1. Bel Fuse Inc. (NASDAQ:BELFA)
Short Percentage of Shares Outstanding: 0.70%
On June 10, JPMorgan initiated coverage of Bel Fuse Inc. (NASDAQ:BELFA) with an Overweight rating and a $370 price target, implying approximately 30% upside from current share levels. The firm highlighted the company’s strong position in powering, protecting, and connecting electronic circuits across aerospace and defense, networking and data centers, telecommunications, and industrial end markets. JPMorgan believes Bel Fuse’s multi-year strategic transformation, centered on greater accountability, pricing discipline, and improved operational execution, will support a durable competitive position. The firm also forecasts revenue growth of 17% in 2026 and 8% in 2027.
On May 12, Bel Fuse Inc. (NASDAQ:BELFA) announced the commencement of an underwritten public offering of 1.3 million shares of its Class B common stock. Citigroup, BofA Securities, and Wells Fargo Securities are serving as the joint book-running managers for the proposed offering.
Founded in 1949 and headquartered in West Orange, New Jersey, Bel Fuse Inc. (NASDAQ:BELFA) designs, manufactures, and markets products that power, protect, and connect electronic circuits. It produces critical hardware like power supplies, circuit protectors, and connectors used by major original equipment manufacturers.

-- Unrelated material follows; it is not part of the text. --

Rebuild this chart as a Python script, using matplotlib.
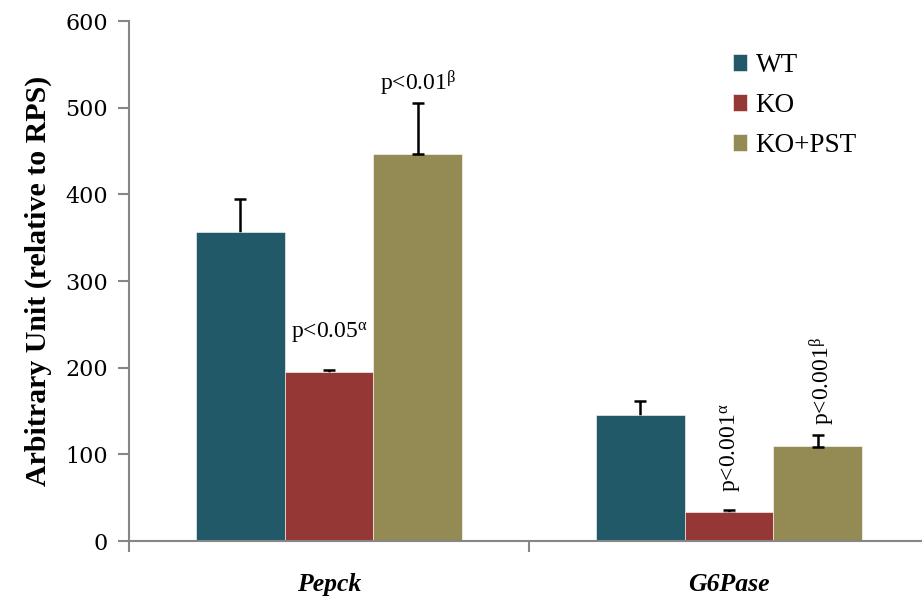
import numpy as np
import matplotlib
matplotlib.use('Agg')
import matplotlib.pyplot as plt

# %%
# Data
genes = ['Pepck', 'G6Pase']
groups = ['WT', 'KO', 'KO+PST']
wt = [357, 145]
ko = [195, 34]
pst = [447, 110]
wt_err = [38, 16]
ko_err = [2, 2]
pst_err = [58, 12]
colors = ['#215968', '#953735', '#948A54']
yticks = [0, 100, 200, 300, 400, 500, 600]

# %%
plt.rcParams['font.family'] = ['Liberation Serif', 'DejaVu Serif']
plt.rcParams['mathtext.fontset'] = 'custom'
plt.rcParams['mathtext.rm'] = 'Liberation Serif'
plt.rcParams['mathtext.it'] = 'Liberation Serif'

fig = plt.figure(figsize=(9.22, 5.98), dpi=100)
ax = fig.add_axes([129 / 922, 57 / 598, 800 / 922, 520 / 598])

x = np.arange(len(genes))
width = 0.222
offsets = [-width, 0, width]
series = [wt, ko, pst]
errs = [wt_err, ko_err, pst_err]

for i in range(3):
    ax.bar(x + offsets[i], series[i], width, color=colors[i],
           edgecolor='white', linewidth=0.4, label=groups[i], zorder=2)
    if i < 2:
        # lower half hidden behind bar
        ax.errorbar(x + offsets[i], series[i], yerr=errs[i], fmt='none',
                    ecolor='black', elinewidth=1.8, capsize=4.3, capthick=1.8,
                    zorder=1)
    else:
        ax.errorbar(x + offsets[i], series[i], yerr=[[1, 1], errs[i]],
                    fmt='none', ecolor='black', elinewidth=1.8, capsize=4.3,
                    capthick=1.8, zorder=3)

ax.set_xlim(-0.5, 1.5)
ax.set_ylim(0, 600)
ax.set_yticks(yticks)
ax.set_xticks(x)
ax.set_xticklabels(genes, fontsize=18.5, fontweight='bold', style='italic')
ax.set_xticks([-0.5, 0.5, 1.5], minor=True)
ax.tick_params(axis='x', which='major', length=0, pad=23)
ax.tick_params(axis='x', which='minor', length=8, width=1.5, color='#868686')
ax.tick_params(axis='y', length=8, width=1.5, color='#868686', pad=7)
for lab in ax.get_yticklabels():
    lab.set_fontfamily('DejaVu Serif')
    lab.set_fontsize(16)

for s in ['top', 'right']:
    ax.spines[s].set_visible(False)
for s in ['left', 'bottom']:
    ax.spines[s].set_color('#868686')
    ax.spines[s].set_linewidth(1.5)

ax.set_ylabel('Arbitrary Unit (relative to RPS)', fontsize=21.5,
              fontweight='bold', labelpad=10)

# p-value annotations
ax.text(x[0] + width, 511, r'p<0.01$^{\beta}$', ha='center',
        va='bottom', fontsize=17)
ax.text(x[0], 226, r'p<0.05$^{\alpha}$', ha='center', va='bottom',
        fontsize=17)
ax.text(x[1] + 0.003, 57, r'p<0.001$^{\alpha}$', ha='center',
        va='bottom', rotation=90, fontsize=17)
ax.text(x[1] + width + 0.01, 134, r'p<0.001$^{\beta}$', ha='center',
        va='bottom', rotation=90, fontsize=17)

ax.legend(loc='upper left', bbox_to_anchor=(0.724, 0.985), frameon=False,
          fontsize=19.5, handlelength=0.55, handleheight=0.55,
          labelspacing=0.55, handletextpad=0.3)

fig.savefig('out.png', dpi=100)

Bel Fuse is well-positioned to benefit from growing demand across high-value markets such as data centers, aerospace, and industrial electronics, supported by its broad portfolio of mission-critical components. Combined with its operational improvements, disciplined strategic execution, and favorable long-term growth outlook, the company offers an attractive opportunity for sustained earnings and revenue expansion.